Sekretaris Jenderal Serikat Petani Kelapa Sawit Mansuetus Darto kepada Kompas berpendapat, target pembentukan harga referensi itu akan sulit diwujudkan karena penyelenggara bursa harus bisa memengaruhi perusahaan sawit besar yang menguasai sekitar 70 persen dari ribuan perusahaan sawit di Indonesia.
”Sementara, perusahaan besar itu membawa konteks politik dagang ke dalam negeri, di mana di dalam negeri mereka punya kekuatan dan bisa pengaruhi apa saja,” ujarnya.

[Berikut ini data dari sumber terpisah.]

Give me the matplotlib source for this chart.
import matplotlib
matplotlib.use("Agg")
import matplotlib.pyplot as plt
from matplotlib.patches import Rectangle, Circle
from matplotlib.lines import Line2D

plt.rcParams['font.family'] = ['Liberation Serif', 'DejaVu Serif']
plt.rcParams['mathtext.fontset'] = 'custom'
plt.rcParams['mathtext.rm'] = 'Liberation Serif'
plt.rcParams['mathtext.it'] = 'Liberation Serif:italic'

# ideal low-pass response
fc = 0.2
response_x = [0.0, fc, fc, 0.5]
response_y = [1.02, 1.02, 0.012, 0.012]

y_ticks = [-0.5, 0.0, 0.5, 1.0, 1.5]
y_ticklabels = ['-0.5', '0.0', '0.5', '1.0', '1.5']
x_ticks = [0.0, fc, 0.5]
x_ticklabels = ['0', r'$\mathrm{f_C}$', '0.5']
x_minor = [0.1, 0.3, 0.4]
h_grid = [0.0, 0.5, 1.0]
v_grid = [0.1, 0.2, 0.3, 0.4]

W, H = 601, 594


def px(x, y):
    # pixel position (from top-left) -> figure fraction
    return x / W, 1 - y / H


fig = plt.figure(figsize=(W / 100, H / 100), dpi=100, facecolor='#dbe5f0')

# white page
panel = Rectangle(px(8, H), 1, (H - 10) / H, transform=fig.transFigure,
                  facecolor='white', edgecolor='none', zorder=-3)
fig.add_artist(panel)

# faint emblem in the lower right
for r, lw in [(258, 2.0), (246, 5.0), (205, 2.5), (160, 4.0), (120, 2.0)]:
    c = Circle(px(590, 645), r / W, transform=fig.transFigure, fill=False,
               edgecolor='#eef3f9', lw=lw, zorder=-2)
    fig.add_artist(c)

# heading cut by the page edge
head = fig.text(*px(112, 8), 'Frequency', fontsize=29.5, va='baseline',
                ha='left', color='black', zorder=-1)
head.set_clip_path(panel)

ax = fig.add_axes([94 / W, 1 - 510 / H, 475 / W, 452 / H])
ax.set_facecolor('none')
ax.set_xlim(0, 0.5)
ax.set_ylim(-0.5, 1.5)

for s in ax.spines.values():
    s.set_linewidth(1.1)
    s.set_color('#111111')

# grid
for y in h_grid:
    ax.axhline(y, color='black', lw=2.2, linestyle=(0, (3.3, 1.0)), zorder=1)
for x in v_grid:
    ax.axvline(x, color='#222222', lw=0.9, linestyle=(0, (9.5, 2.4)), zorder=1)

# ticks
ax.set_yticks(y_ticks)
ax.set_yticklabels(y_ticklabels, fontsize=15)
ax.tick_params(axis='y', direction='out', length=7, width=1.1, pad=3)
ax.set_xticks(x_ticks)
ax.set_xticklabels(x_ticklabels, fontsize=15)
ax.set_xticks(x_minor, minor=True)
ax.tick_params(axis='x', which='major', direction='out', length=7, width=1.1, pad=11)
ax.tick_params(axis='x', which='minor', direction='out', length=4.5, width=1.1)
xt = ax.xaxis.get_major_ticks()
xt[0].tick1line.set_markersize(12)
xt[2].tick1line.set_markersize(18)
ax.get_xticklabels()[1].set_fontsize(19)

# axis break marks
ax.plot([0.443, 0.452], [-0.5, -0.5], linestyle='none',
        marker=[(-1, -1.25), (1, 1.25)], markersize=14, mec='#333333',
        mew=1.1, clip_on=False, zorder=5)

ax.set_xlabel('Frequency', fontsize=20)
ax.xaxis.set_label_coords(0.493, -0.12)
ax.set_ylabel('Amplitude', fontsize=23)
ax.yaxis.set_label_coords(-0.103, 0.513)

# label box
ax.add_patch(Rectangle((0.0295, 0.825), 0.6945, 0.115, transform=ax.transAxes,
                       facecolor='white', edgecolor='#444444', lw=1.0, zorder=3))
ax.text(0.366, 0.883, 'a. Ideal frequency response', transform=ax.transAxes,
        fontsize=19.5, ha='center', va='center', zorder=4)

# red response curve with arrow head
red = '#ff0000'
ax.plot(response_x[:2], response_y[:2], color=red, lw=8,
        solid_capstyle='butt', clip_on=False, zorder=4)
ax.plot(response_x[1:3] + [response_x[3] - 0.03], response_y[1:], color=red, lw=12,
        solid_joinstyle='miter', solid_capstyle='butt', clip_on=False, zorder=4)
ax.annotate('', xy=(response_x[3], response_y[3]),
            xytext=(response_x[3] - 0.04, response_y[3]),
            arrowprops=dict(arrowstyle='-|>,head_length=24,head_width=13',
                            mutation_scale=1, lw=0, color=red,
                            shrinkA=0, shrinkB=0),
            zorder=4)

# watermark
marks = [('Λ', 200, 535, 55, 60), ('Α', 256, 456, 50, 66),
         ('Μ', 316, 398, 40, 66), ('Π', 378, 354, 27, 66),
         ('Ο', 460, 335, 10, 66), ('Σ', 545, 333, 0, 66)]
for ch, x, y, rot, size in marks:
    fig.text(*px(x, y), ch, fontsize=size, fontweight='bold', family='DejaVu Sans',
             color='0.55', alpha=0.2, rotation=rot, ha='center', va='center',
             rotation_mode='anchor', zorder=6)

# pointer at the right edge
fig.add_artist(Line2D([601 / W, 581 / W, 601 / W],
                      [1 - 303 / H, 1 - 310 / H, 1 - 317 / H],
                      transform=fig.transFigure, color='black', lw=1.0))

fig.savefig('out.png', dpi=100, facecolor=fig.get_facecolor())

Politik para pemain besar itu di Bursa CPO, menurut Mansuetus, akan menimbulkan masalah baru dalam tata kelola perdagangan sawit. Pada akhirnya, ini akan berdampak pada perusahan sawit skala kecil hingga petani, yang diyakinkan akan bisa mendapatkan untung dari harga referensi yang tercipta di Bursa CPO nantinya.
”Jadi, bursa itu enggak cocok untuk konteks ketimpangan sawit di Indonesia yang didominasi pemain besar,” ucapnya.

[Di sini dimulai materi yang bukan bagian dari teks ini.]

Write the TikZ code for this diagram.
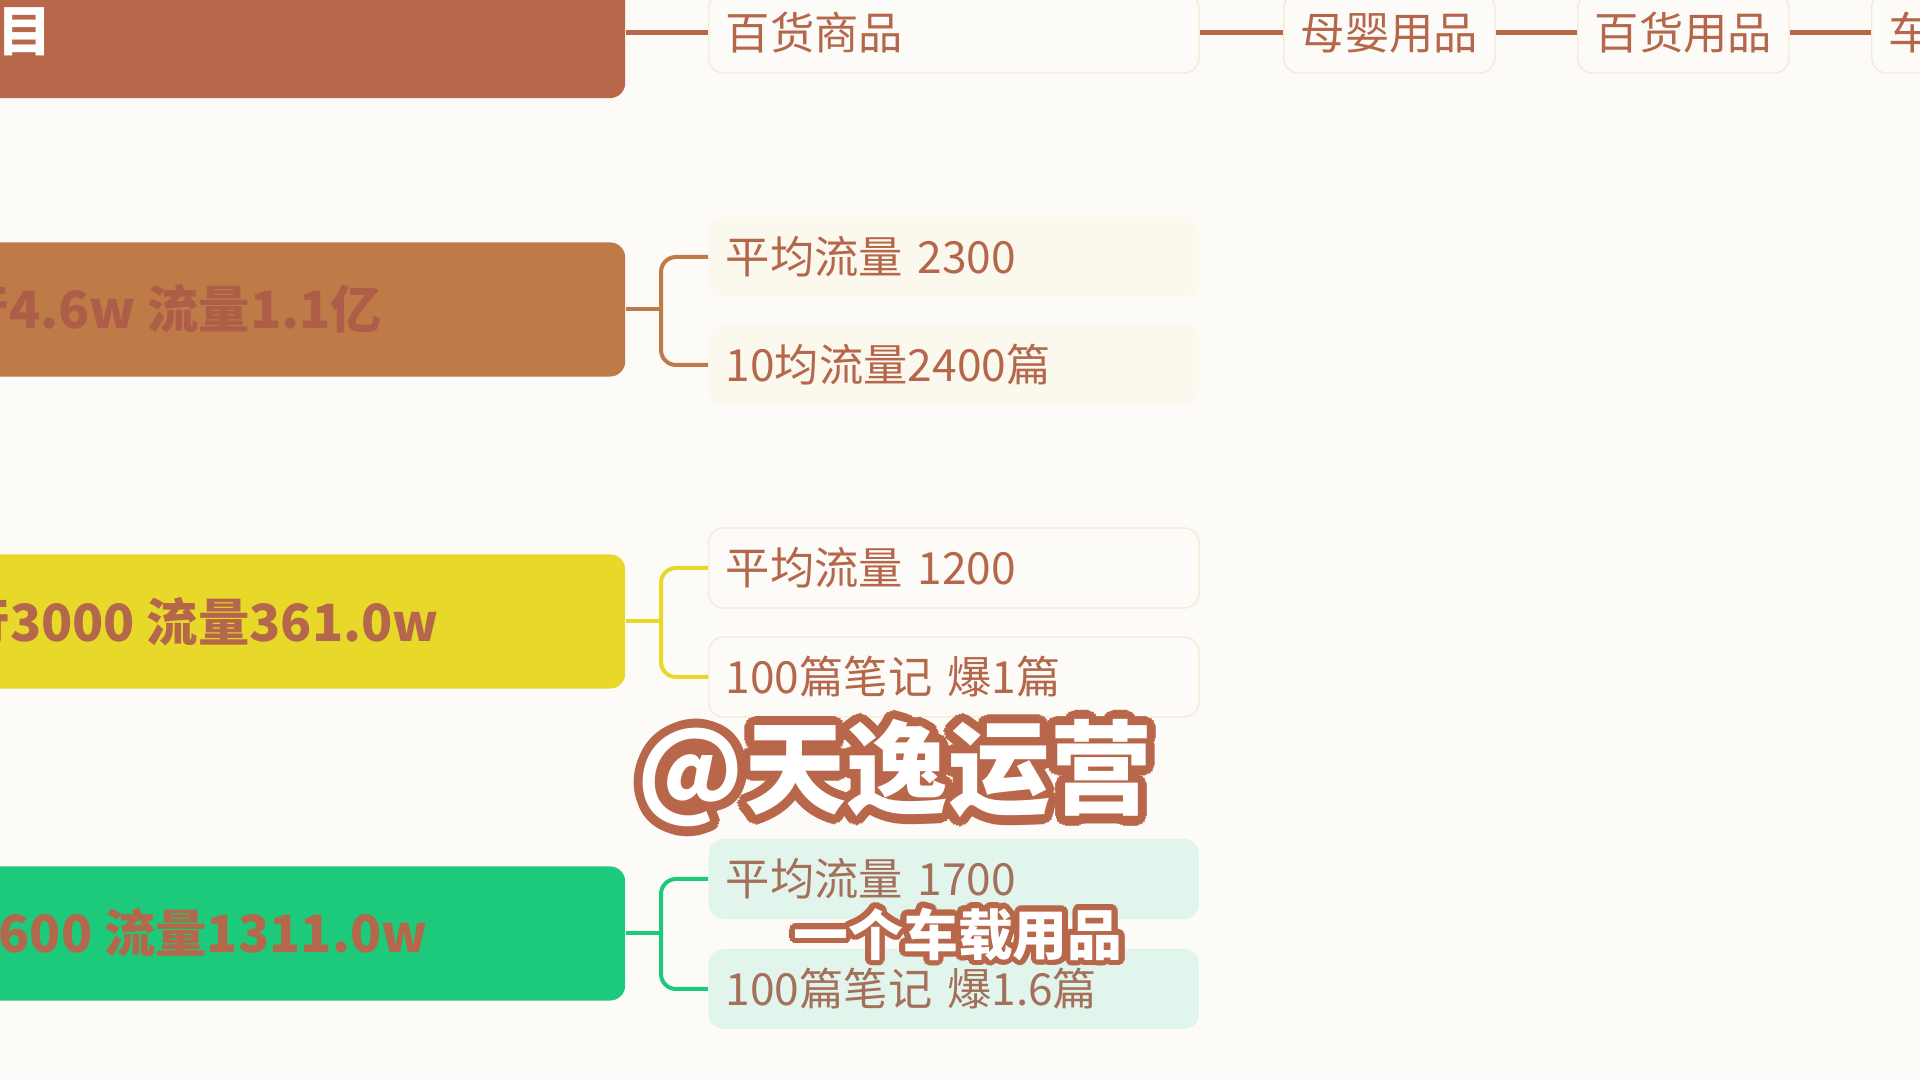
\documentclass[tikz,border=0pt]{standalone}
\usepackage{fontspec}
\setmainfont{Noto Sans CJK SC}
\usepackage{contour}
\contournumber{20}
\definecolor{bg}{HTML}{FCFBF7}
\definecolor{brn}{HTML}{B8674B}
\definecolor{tanc}{HTML}{BF7B47}
\definecolor{ylw}{HTML}{E8D82A}
\definecolor{grn}{HTML}{1DC97A}
\definecolor{txt}{HTML}{B5674B}
\definecolor{boxtxt}{HTML}{AE5E48}
\definecolor{gtxt}{HTML}{A4705A}
\definecolor{nodeln}{HTML}{F2EDD6}
\definecolor{tanfill}{HTML}{FBF8EE}
\definecolor{grnfill}{HTML}{E2F5EC}
\begin{document}
\begin{tikzpicture}[x=0.01cm,y=-0.01cm,
  mainbox/.style={rounded corners=0.15cm, inner sep=0, minimum width=6.65cm, minimum height=1.34cm},
  maintext/.style={font=\fontsize{14.6pt}{18pt}\selectfont\bfseries, anchor=west, inner sep=0},
  leaf/.style={rounded corners=0.15cm, minimum height=0.8cm, inner xsep=0.17cm, inner ysep=0, anchor=west, align=left, font=\fontsize{12.6pt}{15pt}\selectfont, text=txt},
  wide/.style={minimum width=4.9cm, text width=4.56cm},
  toplink/.style={draw=brn, line width=0.05cm},
  brace/.style={line width=0.04cm, rounded corners=0.15cm},
  outlined/.style={text=white, inner sep=0},
]
\useasboundingbox (0,0) rectangle (1920,1080);
\clip (0,0) rectangle (1920,1080);
\fill[bg] (0,0) rectangle (1920,1080);

% top row
\node[mainbox, fill=brn, minimum height=1.6cm] (b1) at (292.5,18) {};
\node[maintext, text=white, font=\fontsize{15.5pt}{18pt}\selectfont\bfseries] (t1) at (-3,32) {目};
\node[leaf, wide, fill=bg, draw=nodeln] (p1) at (708,33) {百货商品};
\node[leaf, minimum width=2.09cm, fill=bg, draw=nodeln] (p2) at (1283,33) {母婴用品};
\node[leaf, minimum width=2.08cm, fill=bg, draw=nodeln] (p3) at (1577,33) {百货用品};
\node[leaf, minimum width=2.08cm, fill=bg, draw=nodeln] (p4) at (1871,33) {车载用品};
\draw[toplink] (b1.east |- p1.west) -- (p1.west);
\draw[toplink] (p1.east) -- (p2.west);
\draw[toplink] (p2.east) -- (p3.west);
\draw[toplink] (p3.east) -- (p4.west);

% second group
\node[mainbox, fill=tanc] (b2) at (292.5,309.5) {};
\node[maintext, text=boxtxt] (t2) at (-43,309) {行4.6w 流量1.1亿};
\node[leaf, wide, fill=tanfill] (c21) at (708,257) {平均流量 2300};
\node[leaf, wide, fill=tanfill] (c22) at (708,365) {10均流量2400篇};
\coordinate (k2) at (661,309.5);
\draw[brace, draw=tanc] (b2.east) -- (k2);
\draw[brace, draw=tanc] (c21.west) -| (k2) |- (c22.west);

% third group
\node[mainbox, fill=ylw] (b3) at (292.5,621.5) {};
\node[maintext, text=txt] (t3) at (-42,622) {行3000 流量361.0w};
\node[leaf, wide, fill=bg, draw=nodeln] (c31) at (708,568) {平均流量 1200};
\node[leaf, wide, fill=bg, draw=nodeln] (c32) at (708,677) {100篇笔记 爆1篇};
\coordinate (k3) at (661,621.5);
\draw[brace, draw=ylw] (b3.east) -- (k3);
\draw[brace, draw=ylw] (c31.west) -| (k3) |- (c32.west);

% fourth group
\node[mainbox, fill=grn] (b4) at (292.5,933.5) {};
\node[maintext, text=txt] (t4) at (-2,933) {600 流量1311.0w};
\node[leaf, wide, fill=grnfill, text=gtxt] (c41) at (708,879) {平均流量 1700};
\node[leaf, wide, fill=grnfill, text=gtxt] (c42) at (708,989) {100篇笔记 爆1.6篇};
\coordinate (k4) at (661,933.5);
\draw[brace, draw=grn] (b4.east) -- (k4);
\draw[brace, draw=grn] (c41.west) -| (k4) |- (c42.west);

% overlay captions
\node[outlined, font=\fontsize{29pt}{33pt}\selectfont\bfseries] (wm) at (895,778) {\contourlength{2.6pt}\contour{brn}{@天逸运营}};
\node[outlined, font=\fontsize{15.6pt}{18pt}\selectfont\bfseries] (sub) at (958,937) {\contourlength{1.6pt}\contour{brn}{一个车载用品}};
\end{tikzpicture}
\end{document}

Di sisi lain, Ketua Gabungan Pengusaha Kelapa Sawit Indonesia (Gapki) Eddy Martono mengatakan, pelaku usaha hanya memerlukan insentif untuk masuk ke Bursa CPO. Penyelenggara bursa diketahui memasang biaya-biaya di luar transaksi perdagangan.
Sebut saja biaya anggota bursa sekitar Rp 60 juta per tahun, kemudian biaya jaminan transaksi senilai Rp 32 juta. Jaminan itu menurut ICDX digunakan untuk menjamin risiko jika terjadi wanprestasi dalam transaksi.
”Sekarang untuk lokal, kan, transaksinya B to B tidak terkena biaya apa pun. Kalau di bursa, kan, ada biaya member dan biaya transaksi. Ini yang perlu dipikirkan bagaimana supaya penjual dan pembeli tertarik masuk bursa,” ucapnya (Kompas.id, 3/11/2023).
Jika biaya itu tidak bisa dihindari, ia meminta pemerintah memikirkan skema insentif agar mengurangi beban modal pelaku usaha. Menurut dia, hal itu sudah disampaikan kepada pemerintah.